I will give an example: in junior high, my group of friends feverishly passed around a single copy of the trashy 80s novel Scruples. It was full of material that was totally inappropriate for girls of our age and we hid it from our parents. Someone had bought it but it was available at the public library along with lots of other pulpy adult novels.
It probably did us a bit of harm, but two things protected us: we knew it was inappropriate and it was not marketed to us. We knew it was out of line for young teens ( part of its appeal).
The problem with the books you list here is that they are presented to children and teens as fine for them, in fact as designed for them. Mere access is not the real problem. The real problem is the meta - message: this is totally something a child of your age SHOULD be consuming rather than something you have finagled a way to consume as a daring gambit.
The pressure point there is publishers and authors: what the actual eff are you doing? What is the matter with you? I would not involve governments (which is censorship , the real thing) but intense campaigns of public shaming and stigma for publishers and authors of these texts seem to me completely legit. I guess that means there is a kind of cancel culture I like…. So be it.

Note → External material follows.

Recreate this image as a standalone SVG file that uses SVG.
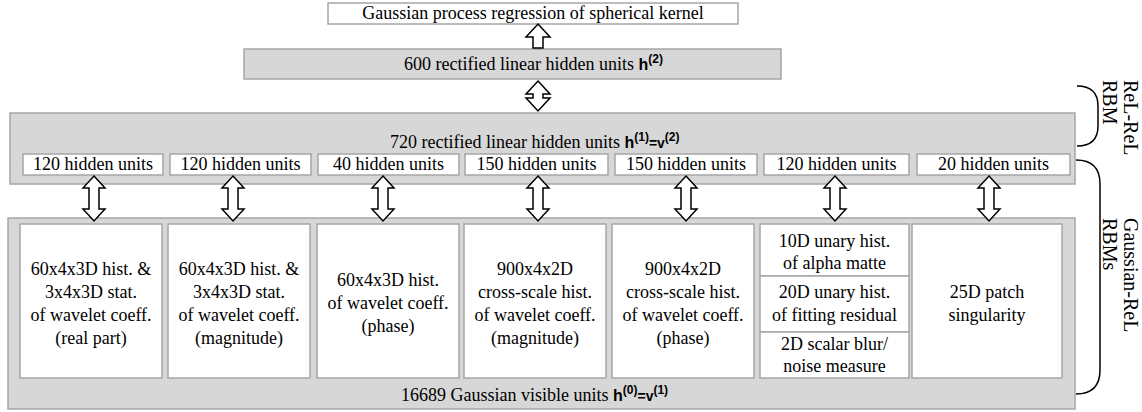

Good for you Mark to voice the fact that the South Carolina State Library Board press release from the director does not represent the views of the board and was not even run by the entire board. What a shameful act the director did. Perhaps she is still a recovering ex-ALA pundit. I appreciate how you formulate the argument for more oversight of materials in children’s collections given the radicalization of the librarians (and let’s not forget the publishers). This is what happens when there is an extremely low diversity of thought within a profession. It has no awareness of its failures and feverishly defends its actions.